The new regulations require that an issuer must have an operating profit of Rs 1 crore for at least two out of the last three financial years to be eligible for an IPO, the markets regulator said in a statement late on Wednesday after its board meeting. Additionally, the offer for Sale by selling shareholders in SME IPOs will be capped at 20% of the total issue size, and shareholders cannot sell more than 50% of their holdings.
The new rules also include a phased release of lock-in restrictions on promoters’ holdings exceeding the minimum promoter contribution. Specifically, 50% of the excess promoter holding will be unlocked after one year, and the remaining 50% will be released after two years. Further, the process for allocating shares to non-institutional investors in SME IPOs will now align with the main-board IPOs.
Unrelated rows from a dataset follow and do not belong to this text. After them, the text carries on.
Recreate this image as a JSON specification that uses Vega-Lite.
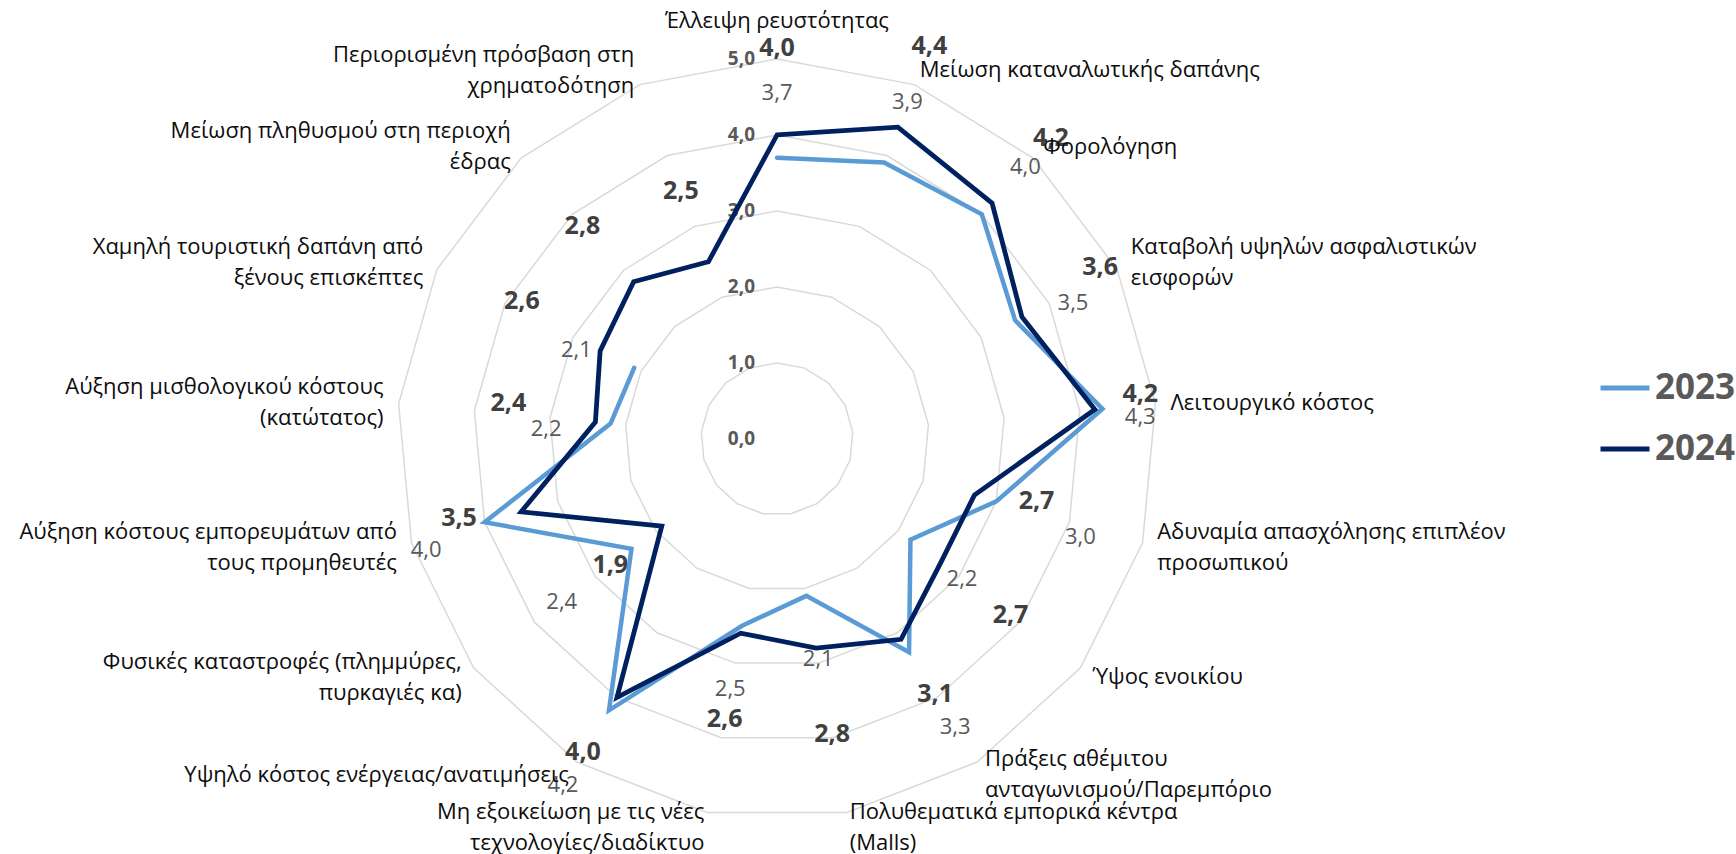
{
  "$schema": "https://vega.github.io/schema/vega-lite/v6.json",
  "width": 1736,
  "height": 854,
  "autosize": "none",
  "padding": 0,
  "background": "white",
  "config": {
    "view": {"stroke": null},
    "font": "Open Sans",
    "locale": {"number": {"decimal": ",", "thousands": ".", "grouping": [3], "currency": ["", " €"]}}
  },
  "datasets": {
    "survey": [
      {"i": 0, "cat": "Έλλειψη ρευστότητας", "v2023": 3.7, "v2024": 4.0},
      {"i": 1, "cat": "Μείωση καταναλωτικής δαπάνης", "v2023": 3.9, "v2024": 4.4},
      {"i": 2, "cat": "Φορολόγηση", "v2023": 4.0, "v2024": 4.2},
      {"i": 3, "cat": "Καταβολή υψηλών ασφαλιστικών\nεισφορών", "v2023": 3.5, "v2024": 3.6},
      {"i": 4, "cat": "Λειτουργικό κόστος", "v2023": 4.3, "v2024": 4.2},
      {"i": 5, "cat": "Αδυναμία απασχόλησης επιπλέον\nπροσωπικού", "v2023": 3.0, "v2024": 2.7},
      {"i": 6, "cat": "Ύψος ενοικίου", "v2023": 2.2, "v2024": 2.7},
      {"i": 7, "cat": "Πράξεις αθέμιτου\nανταγωνισμού/Παρεμπόριο", "v2023": 3.3, "v2024": 3.1},
      {"i": 8, "cat": "Πολυθεματικά εμπορικά κέντρα\n(Malls)", "v2023": 2.1, "v2024": 2.8},
      {"i": 9, "cat": "Μη εξοικείωση με τις νέες\nτεχνολογίες/διαδίκτυο", "v2023": 2.5, "v2024": 2.6},
      {"i": 10, "cat": "Υψηλό κόστος ενέργειας/ανατιμήσεις", "v2023": 4.2, "v2024": 4.0},
      {"i": 11, "cat": "Φυσικές καταστροφές (πλημμύρες,\nπυρκαγιές κα)", "v2023": 2.4, "v2024": 1.9},
      {"i": 12, "cat": "Αύξηση κόστους εμπορευμάτων από\nτους προμηθευτές", "v2023": 4.0, "v2024": 3.5},
      {"i": 13, "cat": "Αύξηση μισθολογικού κόστους\n(κατώτατος)", "v2023": 2.2, "v2024": 2.4},
      {"i": 14, "cat": "Χαμηλή τουριστική δαπάνη από\nξένους επισκέπτες", "v2023": 2.1, "v2024": 2.6},
      {"i": 15, "cat": "Μείωση πληθυσμού στη περιοχή\nέδρας", "v2023": null, "v2024": 2.8},
      {"i": 16, "cat": "Περιορισμένη πρόσβαση στη\nχρηματοδότηση", "v2023": null, "v2024": 2.5}
    ],
    "grid": [
      {"level": 1, "i": [0,1,2,3,4,5,6,7,8,9,10,11,12,13,14,15,16]},
      {"level": 2, "i": [0,1,2,3,4,5,6,7,8,9,10,11,12,13,14,15,16]},
      {"level": 3, "i": [0,1,2,3,4,5,6,7,8,9,10,11,12,13,14,15,16]},
      {"level": 4, "i": [0,1,2,3,4,5,6,7,8,9,10,11,12,13,14,15,16]},
      {"level": 5, "i": [0,1,2,3,4,5,6,7,8,9,10,11,12,13,14,15,16]}
    ],
    "levels": [
      {"level": 0}, {"level": 1}, {"level": 2}, {"level": 3}, {"level": 4}, {"level": 5}
    ]
  },
  "layer": [
    {
      "data": {"name": "grid"},
      "transform": [
        {"flatten": ["i"]},
        {"calculate": "datum.i * 2 * PI / 17", "as": "a"},
        {"calculate": "datum.level * sin(datum.a)", "as": "px"},
        {"calculate": "datum.level * cos(datum.a)", "as": "py"}
      ],
      "mark": {"type": "line", "interpolate": "linear-closed", "stroke": "#D9D9D9", "strokeWidth": 1.5},
      "encoding": {
        "x": {"field": "px", "type": "quantitative", "scale": {"domain": [-10.224, 12.618], "nice": false, "zero": false}, "axis": null},
        "y": {"field": "py", "type": "quantitative", "scale": {"domain": [-5.461, 5.776], "nice": false, "zero": false}, "axis": null},
        "detail": {"field": "level", "type": "nominal"},
        "order": {"field": "i", "type": "quantitative"}
      }
    },
    {
      "data": {"name": "levels"},
      "mark": {"type": "text", "align": "right", "baseline": "middle", "dx": -22, "fontSize": 19, "fontWeight": "bold", "fill": "#595959"},
      "encoding": {
        "x": {"datum": 0, "type": "quantitative", "scale": {"domain": [-10.224, 12.618], "nice": false, "zero": false}, "axis": null},
        "y": {"field": "level", "type": "quantitative", "scale": {"domain": [-5.461, 5.776], "nice": false, "zero": false}, "axis": null},
        "text": {"field": "level", "type": "quantitative", "format": ".1f"}
      }
    },
    {
      "data": {"name": "survey"},
      "transform": [
        {"filter": "isValid(datum.v2023)"},
        {"calculate": "datum.i * 2 * PI / 17", "as": "a"},
        {"calculate": "datum.v2023 * sin(datum.a)", "as": "px"},
        {"calculate": "datum.v2023 * cos(datum.a)", "as": "py"}
      ],
      "mark": {"type": "line", "strokeWidth": 4.5, "strokeCap": "round", "interpolate": "linear"},
      "encoding": {
        "x": {"field": "px", "type": "quantitative", "scale": {"domain": [-10.224, 12.618], "nice": false, "zero": false}, "axis": null},
        "y": {"field": "py", "type": "quantitative", "scale": {"domain": [-5.461, 5.776], "nice": false, "zero": false}, "axis": null},
        "order": {"field": "i", "type": "quantitative"},
        "color": {
          "datum": "2023", "type": "nominal",
          "scale": {"domain": ["2023", "2024"], "range": ["#5B9BD5", "#002060"]},
          "legend": {
            "orient": "none", "legendX": 1598, "legendY": 361, "title": null, "padding": 0,
            "symbolType": "stroke", "symbolSize": 2400, "symbolStrokeWidth": 5,
            "labelFontSize": 35, "labelFontWeight": "bold", "labelColor": "#595959", "labelFont": "Open Sans",
            "labelOffset": 3, "rowPadding": 16
          }
        }
      }
    },
    {
      "data": {"name": "survey"},
      "transform": [
        {"calculate": "datum.i * 2 * PI / 17", "as": "a"},
        {"calculate": "datum.v2024 * sin(datum.a)", "as": "px"},
        {"calculate": "datum.v2024 * cos(datum.a)", "as": "py"}
      ],
      "mark": {"type": "line", "strokeWidth": 4.8, "interpolate": "linear-closed"},
      "encoding": {
        "x": {"field": "px", "type": "quantitative", "scale": {"domain": [-10.224, 12.618], "nice": false, "zero": false}, "axis": null},
        "y": {"field": "py", "type": "quantitative", "scale": {"domain": [-5.461, 5.776], "nice": false, "zero": false}, "axis": null},
        "order": {"field": "i", "type": "quantitative"},
        "color": {"datum": "2024", "type": "nominal"}
      }
    },
    {
      "data": {"name": "survey"},
      "transform": [
        {"filter": "isValid(datum.v2023)"},
        {"calculate": "datum.i * 2 * PI / 17", "as": "a"},
        {"calculate": "abs(cos(datum.a)) < 0.5", "as": "h"},
        {"calculate": "datum.v2023 + 1 + (datum.v2023 > datum.v2024 ? 0.15 : -0.15)", "as": "r0"},
        {"calculate": "datum.h ? min(datum.r0, 4.8) : datum.r0", "as": "r"},
        {"calculate": "datum.r * sin(datum.a)", "as": "px"},
        {"calculate": "datum.r * cos(datum.a) - (datum.h ? 0.15 : 0)", "as": "py"}
      ],
      "mark": {"type": "text", "align": "center", "baseline": "middle", "fontSize": 22, "fill": "#595959"},
      "encoding": {
        "x": {"field": "px", "type": "quantitative", "scale": {"domain": [-10.224, 12.618], "nice": false, "zero": false}, "axis": null},
        "y": {"field": "py", "type": "quantitative", "scale": {"domain": [-5.461, 5.776], "nice": false, "zero": false}, "axis": null},
        "text": {"field": "v2023", "type": "quantitative", "format": ".1f"}
      }
    },
    {
      "data": {"name": "survey"},
      "transform": [
        {"calculate": "datum.i * 2 * PI / 17", "as": "a"},
        {"calculate": "abs(cos(datum.a)) < 0.5", "as": "h"},
        {"calculate": "datum.v2024 + 1 + (isValid(datum.v2023) ? (datum.v2024 > datum.v2023 ? 0.15 : -0.15) : 0)", "as": "r0"},
        {"calculate": "datum.h ? min(datum.r0, 4.8) : datum.r0", "as": "r"},
        {"calculate": "datum.r * sin(datum.a)", "as": "px"},
        {"calculate": "datum.r * cos(datum.a) + (datum.h ? 0.15 : 0)", "as": "py"}
      ],
      "mark": {"type": "text", "align": "center", "baseline": "middle", "fontSize": 25, "fontWeight": "bold", "fill": "#404040"},
      "encoding": {
        "x": {"field": "px", "type": "quantitative", "scale": {"domain": [-10.224, 12.618], "nice": false, "zero": false}, "axis": null},
        "y": {"field": "py", "type": "quantitative", "scale": {"domain": [-5.461, 5.776], "nice": false, "zero": false}, "axis": null},
        "text": {"field": "v2024", "type": "quantitative", "format": ".1f"}
      }
    },
    {
      "data": {"name": "survey"},
      "transform": [
        {"filter": "datum.i == 0"},
        {"calculate": "datum.i * 2 * PI / 17", "as": "a"},
        {"calculate": "5.5 * sin(datum.a)", "as": "px"},
        {"calculate": "5.5 * cos(datum.a)", "as": "py"}
      ],
      "mark": {"type": "text", "align": "center", "baseline": "middle", "fontSize": 22, "fill": "#0D0D0D", "lineBreak": "\n", "lineHeight": 31},
      "encoding": {
        "x": {"field": "px", "type": "quantitative", "scale": {"domain": [-10.224, 12.618], "nice": false, "zero": false}, "axis": null},
        "y": {"field": "py", "type": "quantitative", "scale": {"domain": [-5.461, 5.776], "nice": false, "zero": false}, "axis": null},
        "text": {"field": "cat", "type": "nominal"}
      }
    },
    {
      "data": {"name": "survey"},
      "transform": [
        {"filter": "datum.i >= 1 && datum.i <= 8"},
        {"calculate": "datum.i * 2 * PI / 17", "as": "a"},
        {"calculate": "5.2 * sin(datum.a)", "as": "px"},
        {"calculate": "5.2 * cos(datum.a) + (indexof(datum.cat, '\\n') >= 0 ? 0.204 : 0)", "as": "py"}
      ],
      "mark": {"type": "text", "align": "left", "baseline": "middle", "fontSize": 22, "fill": "#0D0D0D", "lineBreak": "\n", "lineHeight": 31},
      "encoding": {
        "x": {"field": "px", "type": "quantitative", "scale": {"domain": [-10.224, 12.618], "nice": false, "zero": false}, "axis": null},
        "y": {"field": "py", "type": "quantitative", "scale": {"domain": [-5.461, 5.776], "nice": false, "zero": false}, "axis": null},
        "text": {"field": "cat", "type": "nominal"}
      }
    },
    {
      "data": {"name": "survey"},
      "transform": [
        {"filter": "datum.i >= 9"},
        {"calculate": "datum.i * 2 * PI / 17", "as": "a"},
        {"calculate": "5.2 * sin(datum.a)", "as": "px"},
        {"calculate": "5.2 * cos(datum.a) + (indexof(datum.cat, '\\n') >= 0 ? 0.204 : 0)", "as": "py"}
      ],
      "mark": {"type": "text", "align": "right", "baseline": "middle", "fontSize": 22, "fill": "#0D0D0D", "lineBreak": "\n", "lineHeight": 31},
      "encoding": {
        "x": {"field": "px", "type": "quantitative", "scale": {"domain": [-10.224, 12.618], "nice": false, "zero": false}, "axis": null},
        "y": {"field": "py", "type": "quantitative", "scale": {"domain": [-5.461, 5.776], "nice": false, "zero": false}, "axis": null},
        "text": {"field": "cat", "type": "nominal"}
      }
    }
  ]
}
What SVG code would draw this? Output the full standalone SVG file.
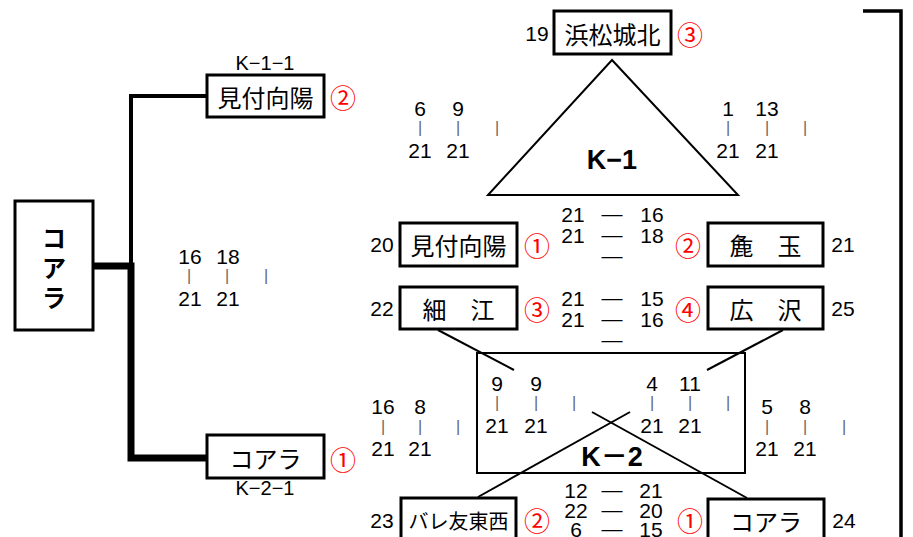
<svg xmlns="http://www.w3.org/2000/svg" width="913" height="537" viewBox="0 0 913 537">
<style>
text{dominant-baseline:central;text-anchor:middle}
.bx{fill:#fff;stroke:#000;stroke-width:3}
.nm{font-family:"Noto Sans CJK JP",sans-serif;font-size:24px;fill:#000}
.sm{font-family:"Noto Sans CJK JP",sans-serif;font-size:20px;fill:#000}
.rd{font-family:"Noto Sans CJK JP",sans-serif;font-size:26px;fill:#f00}
.s{font-family:"Liberation Sans",Arial,sans-serif;font-size:21px;fill:#000}
.b{font-family:"Liberation Sans",Arial,sans-serif;font-size:16px;fill:#666}
.lb{font-family:"Liberation Sans","Noto Sans CJK JP",sans-serif;font-size:20px;fill:#000}
.big{font-family:"Liberation Sans","Noto Sans CJK JP",sans-serif;font-size:27px;font-weight:bold;fill:#000}
.ln{fill:none;stroke:#000}
</style>
<g id="connectors">
<path class="ln" d="M207,96 H131 V266" stroke-width="4"/>
<path class="ln" d="M93,266 H131 V458 H207" stroke-width="7"/>
<path class="ln" d="M863,11 H901 V537" stroke-width="3.5"/>
<line class="ln" x1="438" y1="330" x2="514" y2="370" stroke-width="2"/>
<line class="ln" x1="783" y1="330" x2="707" y2="370" stroke-width="2"/>
<line class="ln" x1="592" y1="412" x2="747" y2="498" stroke-width="2"/>
<line class="ln" x1="630" y1="412" x2="478" y2="497" stroke-width="2"/>
</g>
<g id="pool-k1">
<polygon points="612,60 738,195 488,195" fill="none" stroke="#000" stroke-width="2"/>
<text class="big" x="612" y="160">K−1</text>
</g>
<g id="pool-k2">
<rect x="477" y="353" width="268" height="120" fill="none" stroke="#000" stroke-width="2"/>
<text class="big" x="612" y="457">K－2</text>
</g>
<g id="node-koara-main">
<rect class="bx" x="15" y="201" width="78" height="129"/>
<text class="nm" x="54" y="236" font-size="25" font-weight="bold">コ</text>
<text class="nm" x="54" y="266" font-size="25" font-weight="bold">ア</text>
<text class="nm" x="54" y="296" font-size="25" font-weight="bold">ラ</text>
</g>
<g id="node-mitsuke-k11">
<text class="lb" x="265" y="63">K−1−1</text>
<rect class="bx" x="207" y="75" width="117" height="42"/>
<text class="nm" x="265.5" y="96">見付向陽</text>
<text class="rd" x="343" y="96">②</text>
</g>
<g id="node-koara-k21">
<rect class="bx" x="207" y="435" width="117" height="43"/>
<text class="nm" x="265.5" y="457">コアラ</text>
<text class="rd" x="343" y="458">①</text>
<text class="lb" x="265" y="488" font-size="19">K−2−1</text>
</g>
<g id="node-hamamatsu">
<text class="s" x="537" y="33">19</text>
<rect class="bx" x="554" y="11" width="117" height="43"/>
<text class="nm" x="612.5" y="33">浜松城北</text>
<text class="rd" x="690" y="33">③</text>
</g>
<g id="node-mitsuke20">
<text class="s" x="382" y="244">20</text>
<rect class="bx" x="400" y="223" width="117" height="43"/>
<text class="nm" x="458.5" y="244.5">見付向陽</text>
<text class="rd" x="537" y="244">①</text>
</g>
<g id="node-aratama">
<text class="rd" x="688" y="244">②</text>
<rect class="bx" x="708" y="223" width="115" height="43"/>
<text class="nm" x="765.5" y="244.5">麁　玉</text>
<text class="s" x="843" y="244">21</text>
</g>
<g id="node-hosoe">
<text class="s" x="382" y="308">22</text>
<rect class="bx" x="400" y="287" width="117" height="42"/>
<text class="nm" x="458.5" y="308">細　江</text>
<text class="rd" x="537" y="308">③</text>
</g>
<g id="node-hirosawa">
<text class="rd" x="688" y="308">④</text>
<rect class="bx" x="708" y="287" width="115" height="42"/>
<text class="nm" x="765.5" y="308">広　沢</text>
<text class="s" x="843" y="308">25</text>
</g>
<g id="node-baretomo">
<text class="s" x="382" y="520">23</text>
<rect class="bx" x="401" y="498" width="115" height="44"/>
<text class="sm" x="458.5" y="520">バレ友東西</text>
<text class="rd" x="537" y="519">②</text>
</g>
<g id="node-koara24">
<text class="rd" x="690" y="519">①</text>
<rect class="bx" x="708" y="499" width="116" height="44"/>
<text class="nm" x="766" y="520">コアラ</text>
<text class="s" x="844" y="520">24</text>
</g>
<g id="scores">
<text class="s" x="420" y="108">6</text><text class="s" x="458" y="108">9</text>
<text class="b" x="420" y="127">|</text><text class="b" x="458" y="127">|</text><text class="b" x="497" y="127">|</text>
<text class="s" x="420" y="150">21</text><text class="s" x="458" y="150">21</text>
<text class="s" x="728" y="108">1</text><text class="s" x="767" y="108">13</text>
<text class="b" x="728" y="127">|</text><text class="b" x="767" y="127">|</text><text class="b" x="805" y="127">|</text>
<text class="s" x="728" y="150">21</text><text class="s" x="767" y="150">21</text>
<text class="s" x="190" y="256">16</text><text class="s" x="228" y="256">18</text>
<text class="b" x="189" y="275">|</text><text class="b" x="227" y="275">|</text><text class="b" x="266" y="275">|</text>
<text class="s" x="190" y="298">21</text><text class="s" x="228" y="298">21</text>
<text class="s" x="573" y="214">21</text><text class="s" x="612" y="213">—</text><text class="s" x="652" y="214">16</text>
<text class="s" x="573" y="235">21</text><text class="s" x="612" y="234">—</text><text class="s" x="652" y="235">18</text>
<text class="s" x="612" y="255">—</text>
<text class="s" x="573" y="298">21</text><text class="s" x="612" y="297">—</text><text class="s" x="652" y="298">15</text>
<text class="s" x="573" y="319">21</text><text class="s" x="612" y="318">—</text><text class="s" x="652" y="319">16</text>
<text class="s" x="612" y="339">—</text>
<text class="s" x="497" y="383">9</text><text class="s" x="536" y="383">9</text>
<text class="b" x="497" y="402">|</text><text class="b" x="536" y="402">|</text><text class="b" x="574" y="402">|</text>
<text class="s" x="497" y="425">21</text><text class="s" x="536" y="425">21</text>
<text class="s" x="652" y="383">4</text><text class="s" x="690" y="383">11</text>
<text class="b" x="652" y="402">|</text><text class="b" x="690" y="402">|</text><text class="b" x="728" y="402">|</text>
<text class="s" x="652" y="425">21</text><text class="s" x="690" y="425">21</text>
<text class="s" x="383" y="406">16</text><text class="s" x="420" y="406">8</text>
<text class="b" x="383" y="426">|</text><text class="b" x="420" y="426">|</text><text class="b" x="458" y="426">|</text>
<text class="s" x="383" y="448">21</text><text class="s" x="420" y="448">21</text>
<text class="s" x="767" y="406">5</text><text class="s" x="805" y="406">8</text>
<text class="b" x="767" y="426">|</text><text class="b" x="805" y="426">|</text><text class="b" x="844" y="426">|</text>
<text class="s" x="767" y="448">21</text><text class="s" x="805" y="448">21</text>
<text class="s" x="576" y="490">12</text><text class="s" x="612" y="489">—</text><text class="s" x="651" y="490">21</text>
<text class="s" x="576" y="510">22</text><text class="s" x="612" y="509">—</text><text class="s" x="651" y="510">20</text>
<text class="s" x="576" y="529">6</text><text class="s" x="612" y="528">—</text><text class="s" x="651" y="529">15</text>
</g>
</svg>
To prevent excessive fund allocation to non-essential purposes, the regulations also cap the amount allocated for general corporate purposes to 15% of the total funds raised or Rs. 10 crore, whichever is lower. Furthermore, SME IPOs will not be allowed if the proceeds are intended for loan repayment to promoters, promoter groups, or related parties, either directly or indirectly.
SEBI has also mandated that the DRHP for SME IPOs be made available to the public for 21 days to solicit comments, with the details of the DRHP published in newspapers and accompanied by a QR code for easy access.
The board has also decided that SME companies will be permitted to issue further shares without having to migrate to the main board, provided they comply with the provisions of the SEBI (LODR) Regulations, as applicable to main-board listed companies.
Additionally, the new rules extend related party transaction norms, which are applicable to main-board listed entities, to SMEs. However, the threshold for considering related party transactions as material will be set at 10% of the company’s annual consolidated turnover or Rs. 50 crore, whichever is lower.